Por favor, no quiero que estas palabras parezcan una lección espiritual ni un «sermón» dirigido a los «carnales», porque todos sin excepción estamos en el mismo barco, como decimos aquí en mi tierra…
A veces me imagino el momento en el que lleguemos a la presencia de Dios después de terminar nuestro viaje. Hablando de una manera “corporal”, creo que todos abriremos nuestros ojos asombrados por lo que vemos; inmensamente felices por encontrarnos allí, sin poder reprimir nuestras lágrimas de alegría contemplando el lugar al que hemos llegado, comprobando que todo nuestro dolor y sufrimiento pasó, y jamás va a volver. Nos arrodillaremos a los pies del Señor porque no sabremos cómo agradecerle que nos haya invitado a Su Casa y que además quiera que vivamos permanentemente con Él, como herederos de los cielos nuevos y la tierra nueva.
Es curioso, pero nos sentiremos más indignos que nunca, y más felices que nunca… ¡Al mismo tiempo!

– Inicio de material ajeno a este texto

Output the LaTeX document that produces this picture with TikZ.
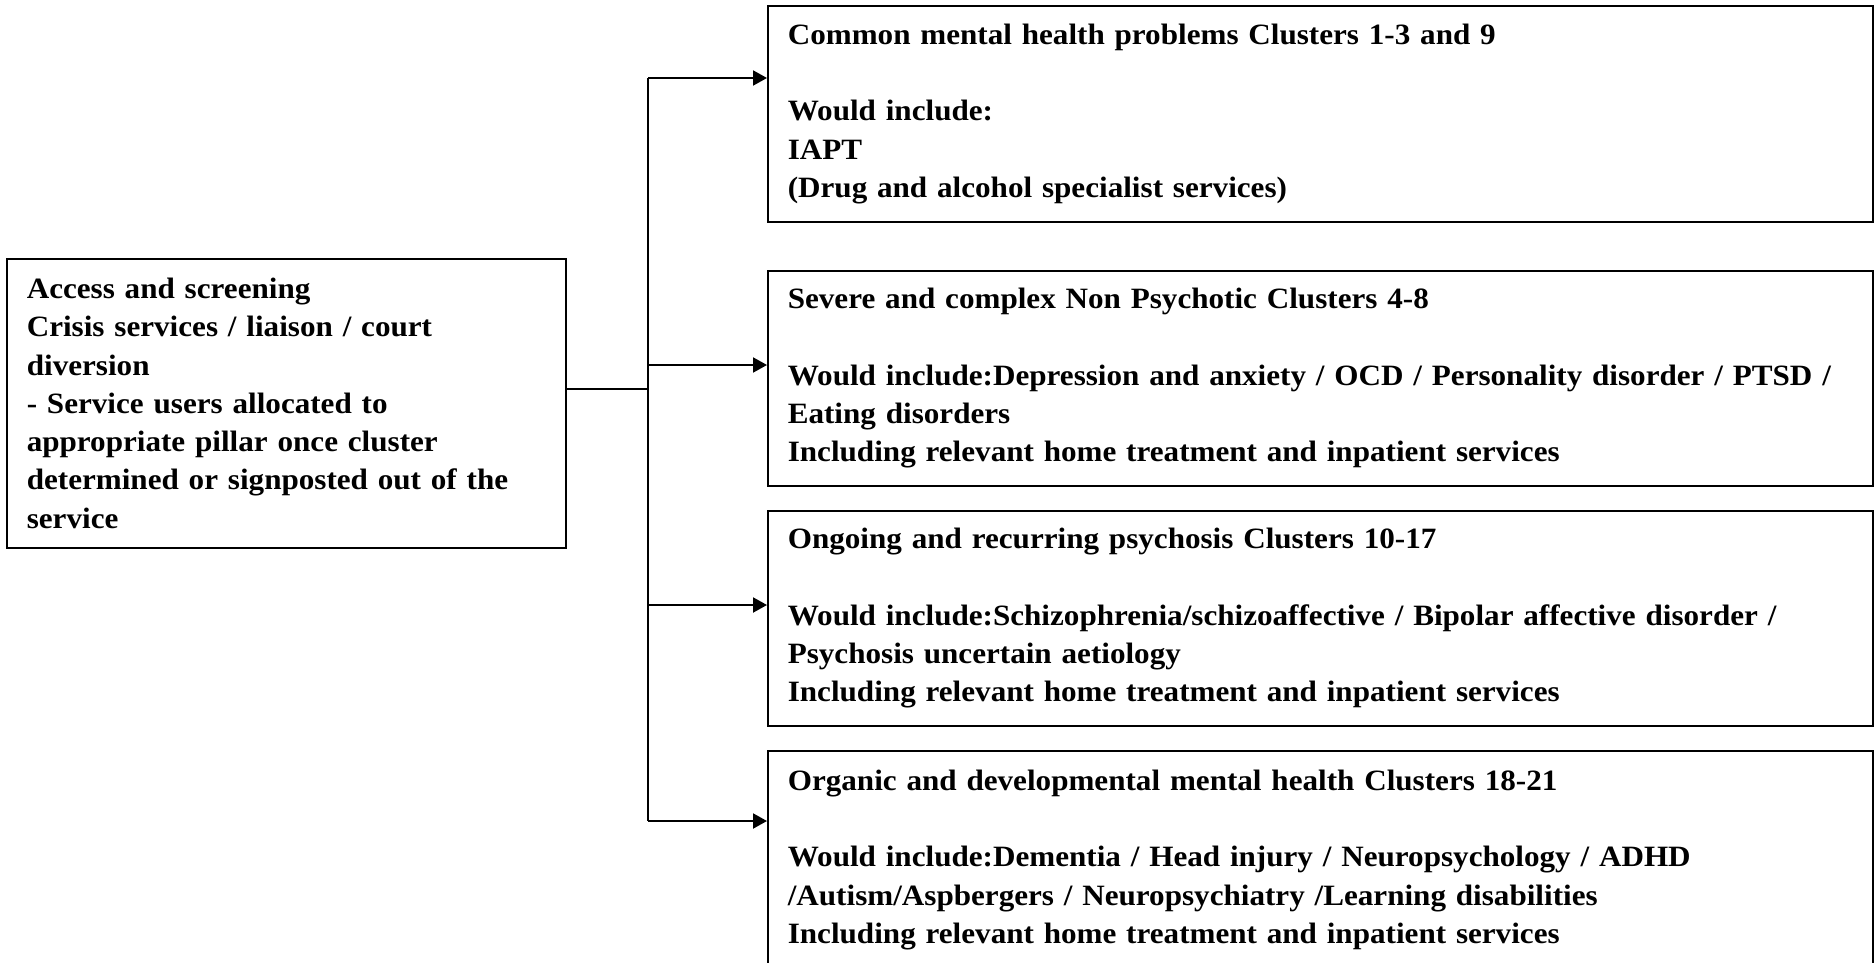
\documentclass[tikz,border=0pt]{standalone}
\usepackage{fontspec}
\setmainfont{Liberation Serif}[FakeStretch=1.055]
\usetikzlibrary{arrows.meta}
\begin{document}
\begin{tikzpicture}[x=1pt,y=-1pt,
  box/.style={draw, line width=1.6pt, anchor=north west, inner xsep=20pt, inner ysep=0pt,
    align=left, font=\bfseries\fontsize{29.5}{38.3}\selectfont},
  link/.style={line width=2pt},
  arr/.style={line width=2pt, -{Triangle[length=14pt,width=15pt]}}]
\useasboundingbox (0,0) rectangle (1876,963);

% entry box on the left
\node[box, text width=519pt, minimum width=559pt, minimum height=289pt] (access) at (6,258)
  {Access and screening\\
   Crisis services / liaison / court\\
   diversion\\
   - Service users allocated to\\
   appropriate pillar once cluster\\
   determined or signposted out of the\\
   service};

% the four pillars
\node[box, text width=1065pt, minimum width=1105pt, minimum height=216pt] (p1) at (767,5)
  {Common mental health problems Clusters 1-3 and 9\\[\baselineskip]
   Would include:\\
   IAPT\\
   (Drug and alcohol specialist services)};
\node[box, text width=1065pt, minimum width=1105pt, minimum height=215pt] (p2) at (767,270)
  {Severe and complex Non Psychotic Clusters 4-8\\[\baselineskip]
   Would include:Depression and anxiety / OCD / Personality disorder / PTSD /\\
   Eating disorders\\
   Including relevant home treatment and inpatient services};
\node[box, text width=1065pt, minimum width=1105pt, minimum height=215pt] (p3) at (767,510)
  {Ongoing and recurring psychosis Clusters 10-17\\[\baselineskip]
   Would include:Schizophrenia/schizoaffective / Bipolar affective disorder /\\
   Psychosis uncertain aetiology\\
   Including relevant home treatment and inpatient services};
\node[box, text width=1065pt, minimum width=1105pt, minimum height=218pt] (p4) at (767,750)
  {Organic and developmental mental health Clusters 18-21\\[\baselineskip]
   Would include:Dementia / Head injury / Neuropsychology / ADHD\\
   /Autism/Aspbergers / Neuropsychiatry /Learning disabilities\\
   Including relevant home treatment and inpatient services};

% branching connector
\coordinate (jm) at (648,389);
\coordinate (j1) at (648,78);
\coordinate (j2) at (648,365);
\coordinate (j3) at (648,605);
\coordinate (j4) at (648,821);
\draw[link] (jm -| access.east) -- (jm);
\draw[link] (j1) -- (j4);
\draw[arr] (j1) -- (j1 -| p1.west);
\draw[arr] (j2) -- (j2 -| p2.west);
\draw[arr] (j3) -- (j3 -| p3.west);
\draw[arr] (j4) -- (j4 -| p4.west);
\end{tikzpicture}
\end{document}
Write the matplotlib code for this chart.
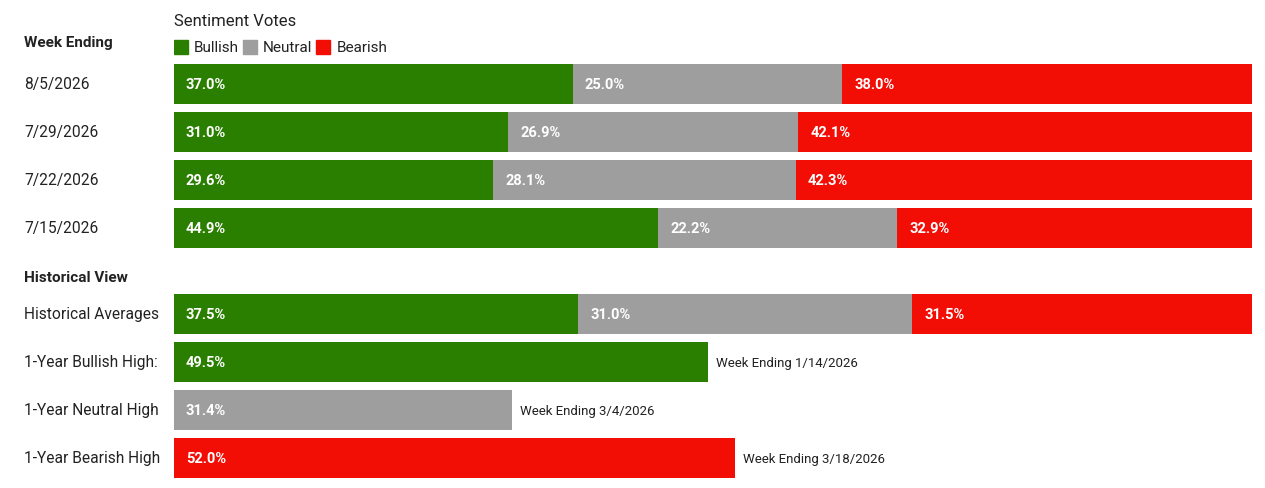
import matplotlib
matplotlib.use('Agg')
import matplotlib.pyplot as plt
from matplotlib.patches import Rectangle

# ===== DANE =====
weeks = ["8/5/2026", "7/29/2026", "7/22/2026", "7/15/2026"]
bullish = [37.0, 31.0, 29.6, 44.9]
neutral = [25.0, 26.9, 28.1, 22.2]
bearish = [38.0, 42.1, 42.3, 32.9]

hist_labels = ["Historical Averages", "1-Year Bullish High:", "1-Year Neutral High", "1-Year Bearish High"]
hist_avg = [37.5, 31.0, 31.5]
high_values = [49.5, 31.4, 52.0]
high_weeks = ["Week Ending 1/14/2026", "Week Ending 3/4/2026", "Week Ending 3/18/2026"]

GREEN = '#2a7f00'
GRAY = '#9e9e9e'
RED = '#f20d05'
colors = [GREEN, GRAY, RED]
FONT = ['Roboto', 'DejaVu Sans']
plt.rcParams['font.family'] = FONT

W, H = 1265, 489
fig = plt.figure(figsize=(W/100, H/100), dpi=100)
x0, x1 = 174, 1252
ax = fig.add_axes([x0/W, 0, (x1-x0)/W, 1])
ax.set_xlim(0, 100)
ax.set_ylim(H, 0)
ax.axis('off')

BAR_H = 40
px = 100/(x1-x0)  # procent na piksel
lab_x = (24-x0)*px
FS = 11.2

def seg_label(x, y, v):
    ax.text(x + 12*px, y, f"{v:.1f}%", color='white', fontsize=10.5, fontweight='bold',
            va='center', ha='left')

# ===== NAGLOWKI =====
ax.text(lab_x, 43, "Week Ending", fontsize=11, fontweight='bold', va='center', color='#222222', clip_on=False)
ax.text(0, 21, "Sentiment Votes", fontsize=12, va='center', color='#222222')
lx = 0
for name, c in zip(["Bullish", "Neutral", "Bearish"], colors):
    ax.add_patch(Rectangle((lx, 41), 14*px, 14, color=c))
    t = ax.text(lx + 20*px, 48, name, fontsize=11, va='center', color='#222222')
    fig.canvas.draw()
    bb = t.get_window_extent()
    lx = (bb.x1 - x0)*px + 4*px

# ===== TYGODNIE =====
for i, w in enumerate(weeks):
    y = 85 + 48*i
    ax.text(lab_x, y, w, fontsize=FS, va='center', color='#222222', clip_on=False)
    left = 0
    for v, c in zip([bullish[i], neutral[i], bearish[i]], colors):
        ax.barh(y, v, left=left, height=BAR_H, color=c)
        seg_label(left, y, v)
        left += v

# ===== HISTORIA =====
ax.text(lab_x, 278, "Historical View", fontsize=11, fontweight='bold', va='center', color='#222222', clip_on=False)
y = 315
ax.text(lab_x, y, hist_labels[0], fontsize=FS, va='center', color='#222222', clip_on=False)
left = 0
for v, c in zip(hist_avg, colors):
    ax.barh(y, v, left=left, height=BAR_H, color=c)
    seg_label(left, y, v)
    left += v

for i in range(3):
    y = 363 + 48*i
    ax.text(lab_x, y, hist_labels[i+1], fontsize=FS, va='center', color='#222222', clip_on=False)
    ax.barh(y, high_values[i], height=BAR_H, color=colors[i])
    seg_label(0, y, high_values[i])
    ax.text(high_values[i] + 8*px, y, high_weeks[i], fontsize=9.5, va='center', color='#222222')

fig.savefig('out.png', dpi=100)
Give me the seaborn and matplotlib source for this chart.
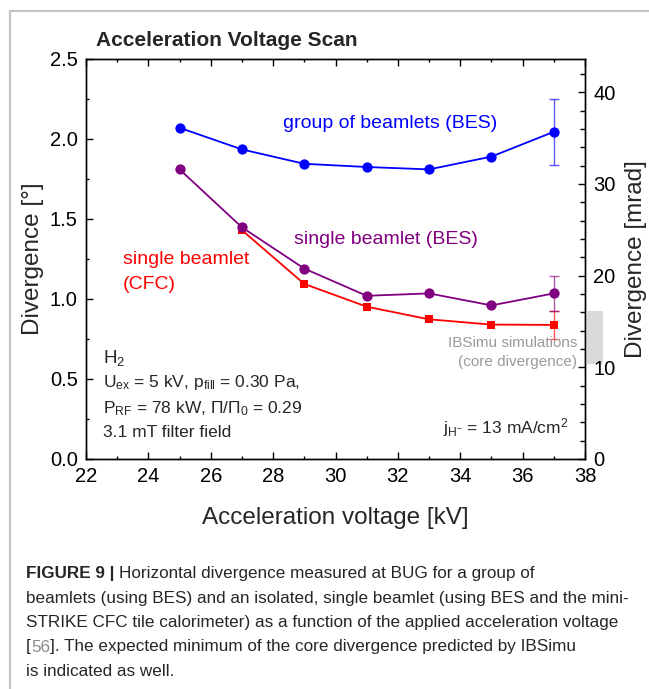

Sonreiremos una y otra vez y abrazaremos a todos sin distinción, porque a partir de ese mismo momento ya no existirán personas desconocidas. Buscaremos a aquellos a quienes amamos y que quizás hace mucho tiempo que no habíamos visto para comenzar a darnos cuenta de que tendremos «toda una eternidad» para estar juntos sin tener que separarnos nunca más.
Estoy completamente seguro de que todos vamos a llorar de emoción y abrazar sinceramente a aquellas personas que no fueron capaces de perdonarnos antes… y a otros a los que nosotros (a pesar de todo) tampoco habíamos perdonado.
Lo único que “temo” es que la primera frase que nuestro Padre Celestial tenga que decirnos cuando todos estemos juntos allí, sea:
“¡Bienvenidos a casa, hijos míos….! Ya podéis dejar de pelear”.